Is every real inner product vectorial space a complex one? Based on this question, I would like to know if every real inner product vectorial space is a complex one? I think yes, because $\mathbb R\subset \mathbb C$, so if a vector can be multiplied by a real scalar it can be multiplied by a complex one because every real number is a complex one.
 A: A vector space is defined as a quadruple $(V,\mathbb{K},+,\cdot)$ where $V$ is a set, $\mathbb{K}$ is a field, $+$ is a binary operation on $V$ such that $(V,+)$ is an abelian group, and $\cdot$ is an operation $\cdot: \mathbb{K}\times V \to V$ that satisfies some axioms. The kay fact here is that the  multiplication by a scalar ($a\cdot\vec v$) must be an element of $V$, so, if $V=\mathbb{R}^n$ The product of a complex number $a$ with a  vector $\vec v$ cannot be defined simply using the usual multiplication of a complex number for the components of the vector, because such multiplication gives a complex number so that the result is not an element of $\mathbb{R}^n$.
So the answer to your question is No, if you don't have some definition of the ''multiplication'' of a real number by complex numbers that gives as  result a real number and that satisfies the axioms of a vector space, or if you change in  a some nice way the set $V$ .
A: You can always complexify your space, i.e. take
$$V_\mathbb{C} := \mathbb{C}\otimes_\mathbb{R} V$$
(where you look at $\mathbb{C}$ as a $2$-dimensional real vector space. The vector space so obtained is naturally a complex vector space. Now extend the (real valued) inner product $\langle\cdot,\cdot\rangle_V$ into a complex valued one by asking
$$\langle z\otimes x,w\otimes y\rangle_{V_\mathbb{C}} = zw\langle x,y\rangle_V$$
for $z,w\in\mathbb{C}$. This is the only possible inner product on $V_\mathbb{C}$ restricting to $\langle\cdot,\cdot\rangle_V$ on $1\otimes V$.

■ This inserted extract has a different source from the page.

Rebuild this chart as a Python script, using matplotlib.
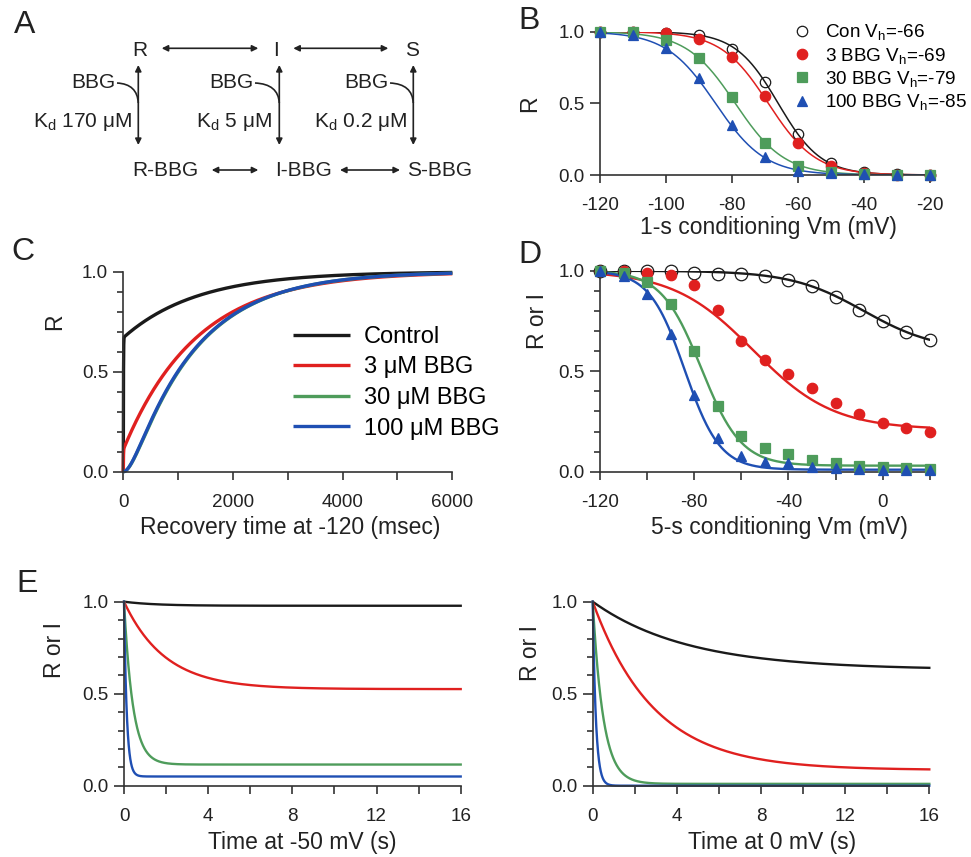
import numpy as np
import matplotlib.pyplot as plt
from matplotlib.patches import FancyArrowPatch, PathPatch
from matplotlib.path import Path
from matplotlib.ticker import MultipleLocator, FormatStrFormatter

plt.rcParams['font.family'] = ['Liberation Sans', 'DejaVu Sans']
plt.rcParams['mathtext.fontset'] = 'custom'
plt.rcParams['mathtext.rm'] = 'Liberation Sans'
plt.rcParams['mathtext.it'] = 'Liberation Sans:italic'
plt.rcParams['axes.unicode_minus'] = False

INK = '#222222'
AX = '#333333'
colors = ['#1a1a1a', '#e0201f', '#4e9c5b', '#1f4fb3']
TICK = 13.6
LAB = 16.5

# --- B: 1-s availability curves ---
vm_b = [-120, -110, -100, -90, -80, -70, -60, -50, -40, -30, -20]
r_con_b = [1.0, 0.995, 0.99, 0.977, 0.879, 0.651, 0.286, 0.081, 0.023, 0.005, 0.0]
r_3_b = [1.0, 0.995, 0.988, 0.947, 0.821, 0.551, 0.226, 0.065, 0.016, 0.003, 0.0]
r_30_b = [1.0, 0.995, 0.942, 0.814, 0.547, 0.226, 0.065, 0.023, 0.007, 0.002, 0.0]
r_100_b = [1.0, 0.977, 0.884, 0.674, 0.349, 0.123, 0.028, 0.012, 0.007, 0.002, 0.0]
vh_b = [-66, -69, -79, -85]
k_b = [6.5, 7.2, 7.4, 7.5]
labels_b = ['Con', '3 BBG', '30 BBG', '100 BBG']

# --- D: 5-s availability curves ---
vm_d = [-120, -110, -100, -90, -80, -70, -60, -50, -40, -30, -20, -10, 0, 10, 20]
r_con_d = [1.0, 1.0, 1.0, 1.0, 0.988, 0.985, 0.982, 0.972, 0.955, 0.922, 0.869,
           0.806, 0.750, 0.695, 0.657]
r_3_d = [1.0, 1.0, 0.99, 0.977, 0.927, 0.803, 0.651, 0.555, 0.485, 0.414, 0.343,
         0.286, 0.243, 0.215, 0.199]
r_30_d = [1.0, 0.99, 0.944, 0.836, 0.599, 0.326, 0.179, 0.116, 0.086, 0.058, 0.041,
          0.028, 0.022, 0.02, 0.015]
r_100_d = [1.0, 0.972, 0.882, 0.687, 0.384, 0.166, 0.078, 0.05, 0.041, 0.025, 0.02,
           0.015, 0.01, 0.01, 0.008]
# Boltzmann with residual: floor, Vh, slope
floor_d = [0.6, 0.21, 0.03, 0.01]
vh_d = [-8, -55, -77, -84]
k_d = [15.5, 17, 8.5, 7.5]

# --- C: recovery at -120 mV (ms) ---
labels_c = ['Control', '3 \u03bcM BBG', '30 \u03bcM BBG', '100 \u03bcM BBG']
fast_amp_c = [0.67, 0.11]          # instantaneous fraction, control and 3 uM
slow_tau_c = [1350, 1340]
lag_tau_c = [(1200, 160), (1200, 150)]  # (slow, lag) for 30 and 100 uM

# --- E: development at -50 mV and 0 mV (s) ---
ss_e50 = [0.978, 0.525, 0.115, 0.05]
tau_e50 = [1.5, 1.95, 0.42, 0.13]
ss_e0 = [0.63, 0.085, 0.01, 0.0]
tau_e0 = [4.5, 2.9, 0.5, 0.15]

W, H = 971, 857
fig = plt.figure(figsize=(W / 100, H / 100), dpi=100)


def px_axes(x0, y0, x1, y1):
    return fig.add_axes([x0 / W, 1 - y1 / H, (x1 - x0) / W, (y1 - y0) / H])


def style(ax, ylab, xlab, ylab_pos, xlab_pos, yminor=True):
    for s in ['top', 'right']:
        ax.spines[s].set_visible(False)
    for s in ['left', 'bottom']:
        ax.spines[s].set_color(AX)
        ax.spines[s].set_linewidth(1.2)
    ax.set_ylim(0, 1)
    ax.yaxis.set_major_locator(MultipleLocator(0.5))
    ax.yaxis.set_major_formatter(FormatStrFormatter('%.1f'))
    if yminor:
        ax.yaxis.set_minor_locator(MultipleLocator(0.1))
    ax.tick_params(axis='y', which='major', length=7, width=1.2, color=AX,
                   labelsize=TICK, labelcolor=INK, pad=4)
    ax.tick_params(axis='y', which='minor', length=4, width=1.2, color=AX)
    ax.tick_params(axis='x', which='both', length=5.5, width=1.2, color=AX,
                   labelsize=TICK, labelcolor=INK, pad=10.5)
    ax.set_ylabel(ylab, fontsize=LAB, color=INK, va='center')
    ax.yaxis.set_label_coords(*ylab_pos)
    ax.set_xlabel(xlab, fontsize=LAB, color=INK, va='center')
    ax.xaxis.set_label_coords(*xlab_pos)
    ax.patch.set_alpha(0)


def boltz(v, vh, k, floor=0.0):
    return floor + (1 - floor) / (1 + np.exp((v - vh) / k))


# ---------------- A: kinetic scheme ----------------
axa = fig.add_axes([0, 0, 1, 1], zorder=-1)
axa.set_xlim(0, W)
axa.set_ylim(H, 0)
axa.axis('off')

FS_A = 15
for txt, x in [('R', 140), ('I', 276), ('S', 411.7)]:
    axa.text(x, 50, txt, fontsize=FS_A, ha='center', va='center', color=INK)
for txt, x in [('R-BBG', 165), ('I-BBG', 303.5), ('S-BBG', 440)]:
    axa.text(x, 170, txt, fontsize=FS_A, ha='center', va='center', color=INK)
for x in [115, 253, 388]:
    axa.text(x, 82, 'BBG', fontsize=FS_A, ha='right', va='center', color=INK)
for txt, x in [('K$_\\mathrm{d}$ 170 \u03bcM', 132), ('K$_\\mathrm{d}$ 5 \u03bcM', 272),
               ('K$_\\mathrm{d}$ 0.2 \u03bcM', 407)]:
    axa.text(x, 121.7, txt, fontsize=FS_A, ha='right', va='center', color=INK)


def arrow(p0, p1):
    axa.add_patch(FancyArrowPatch(p0, p1, arrowstyle='<|-|>', mutation_scale=9,
                                  lw=1.2, color=INK, shrinkA=0, shrinkB=0))


arrow((161.7, 48.3), (258.3, 48.3))
arrow((293.3, 48.3), (388.3, 48.3))
arrow((211.7, 170), (258.3, 170))
arrow((340, 170), (400, 170))
for x in [138.3, 279.3, 413.3]:
    arrow((x, 65), (x, 145))
for x0, x1 in [(117, 138.3), (255, 279.3), (390, 413.3)]:
    path = Path([(x0, 83), (x1 - 1, 84), (x1, 103)],
                [Path.MOVETO, Path.CURVE3, Path.CURVE3])
    axa.add_patch(PathPatch(path, fc='none', ec=INK, lw=1.2))

# ---------------- B ----------------
axb = px_axes(600, 31.7, 930, 175)
vv = np.linspace(-120, -20, 400)
series_b = [r_con_b, r_3_b, r_30_b, r_100_b]
markers = ['o', 'o', 's', '^']
for i, ys in enumerate(series_b):
    axb.plot(vv, boltz(vv, vh_b[i], k_b[i]), color=colors[i], lw=1.1, zorder=2)
for i, ys in enumerate(series_b):
    face = 'none' if i == 0 else colors[i]
    axb.plot(vm_b, ys, ls='none', marker=markers[i], ms=7.5, mfc=face,
             mec=colors[i], mew=0.9, clip_on=False, zorder=3 + i,
             label=f'{labels_b[i]} V$_\\mathrm{{h}}$={vh_b[i]}')
axb.set_xlim(-120, -20)
axb.set_xticks(range(-120, -10, 20))
style(axb, 'R', '1-s conditioning Vm (mV)', (-0.212, 0.5), (0.509, -0.363), yminor=False)
axb.legend(loc='upper left', bbox_to_anchor=(793 / W, 1 - 22.5 / H),
           bbox_transform=fig.transFigure, frameon=False, fontsize=TICK,
           handlelength=1.0, handletextpad=0.7, labelspacing=0.17,
           borderpad=0, borderaxespad=0, numpoints=1)

# ---------------- C ----------------
axc = px_axes(123.3, 271.7, 452.3, 471.7)
t = np.linspace(0, 6000, 3000)
t = np.concatenate([[0.0], np.linspace(0, 40, 200), t[t > 40]])
lines_c = []
for i in range(2):
    y = 1 - fast_amp_c[i] * np.exp(-t / 3.0) - (1 - fast_amp_c[i]) * np.exp(-t / slow_tau_c[i])
    lines_c.append(y)
for t1, t2 in lag_tau_c:
    y = 1 - (t1 * np.exp(-t / t1) - t2 * np.exp(-t / t2)) / (t1 - t2)
    lines_c.append(y)
for i, y in enumerate(lines_c):
    axc.plot(t, y, color=colors[i], lw=2.4, label=labels_c[i], clip_on=False,
             solid_capstyle='butt')
axc.set_xlim(0, 6000)
axc.xaxis.set_major_locator(MultipleLocator(2000))
axc.xaxis.set_minor_locator(MultipleLocator(1000))
style(axc, 'R', 'Recovery time at -120 (msec)', (-0.21, 0.75), (0.507, -0.28))
axc.legend(loc='upper left', bbox_to_anchor=(293 / W, 1 - 326 / H),
           bbox_transform=fig.transFigure, frameon=False, fontsize=17,
           handlelength=2.4, handletextpad=0.6, labelspacing=0.36,
           borderpad=0, borderaxespad=0)

# ---------------- D ----------------
axd = px_axes(600, 270.7, 929.7, 471.7)
vv = np.linspace(-120, 20, 400)
series_d = [r_con_d, r_3_d, r_30_d, r_100_d]
for i, ys in enumerate(series_d):
    axd.plot(vv, boltz(vv, vh_d[i], k_d[i], floor_d[i]), color=colors[i], lw=1.7, zorder=2)
for i, ys in enumerate(series_d):
    face = 'none' if i == 0 else colors[i]
    axd.plot(vm_d, ys, ls='none', marker=markers[i], ms=9 if i == 0 else 7.5,
             mfc=face, mec=colors[i], mew=0.9, clip_on=False, zorder=3 + i)
axd.set_xlim(-120, 20)
axd.xaxis.set_major_locator(MultipleLocator(40))
axd.xaxis.set_minor_locator(MultipleLocator(20))
style(axd, 'R or I', '5-s conditioning Vm (mV)', (-0.19, 0.75), (0.545, -0.28))

# ---------------- E ----------------
te = np.linspace(0, 16, 3000)
for (x0, x1), ss, tau, xlab, ylpos, xlpos in [
        ((124, 460.7), ss_e50, tau_e50, 'Time at -50 mV (s)', (-0.205, 0.74), (0.529, -0.311)),
        ((592.7, 929.3), ss_e0, tau_e0, 'Time at 0 mV (s)', (-0.186, 0.72), (0.533, -0.311))]:
    ax = px_axes(x0, 601.7, x1, 785.7)
    for i in range(4):
        ax.plot(te, ss[i] + (1 - ss[i]) * np.exp(-te / tau[i]), color=colors[i],
                lw=1.7, clip_on=False)
    ax.set_xlim(0, 16)
    ax.xaxis.set_major_locator(MultipleLocator(4))
    ax.xaxis.set_minor_locator(MultipleLocator(2))
    style(ax, 'R or I', xlab, ylpos, xlpos)

# panel letters
for letter, x, y in [('A', 25, 25), ('B', 529, 21), ('C', 23, 252), ('D', 530, 255),
                     ('E', 27, 584)]:
    fig.text(x / W, 1 - y / H, letter, fontsize=23, ha='center', va='center', color=INK)

fig.savefig('out.png', dpi=100)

In the other direction, there is the process of restriction of scalars: if you have a field morphism $\phi:k\to K$, then you can see every $K$-vector space as a $k$-vector space by defining a new scalar multiplication by
$$x\cdot v := \phi(x)\cdot v$$
for $x\in k$. In your question, you are considering the inclusion $\mathbb{R}\to\mathbb{C}$, but this tells you that you can see every complex vector space as a real one, and not the converse.
A: If you have a real vector space $V$ with an inner product $\cdot$, then you extend it to a complex vector space $W$ following the scheme:


*

*take the cartesian product $V\times V$. 

*define the multiplication by a scalar as
$$(a+ib)(x,y)=(ax-by,ay+bx)$$

*define the new scalar product $\bar\cdot$ as $$(x,y)\bar \cdot(v,w) = x\cdot v - y\cdot w+i(x\cdot w+y\cdot v)$$
This scheme allows to answer the question "If my space $V$ is a real one, how do I define a vector $iv$?"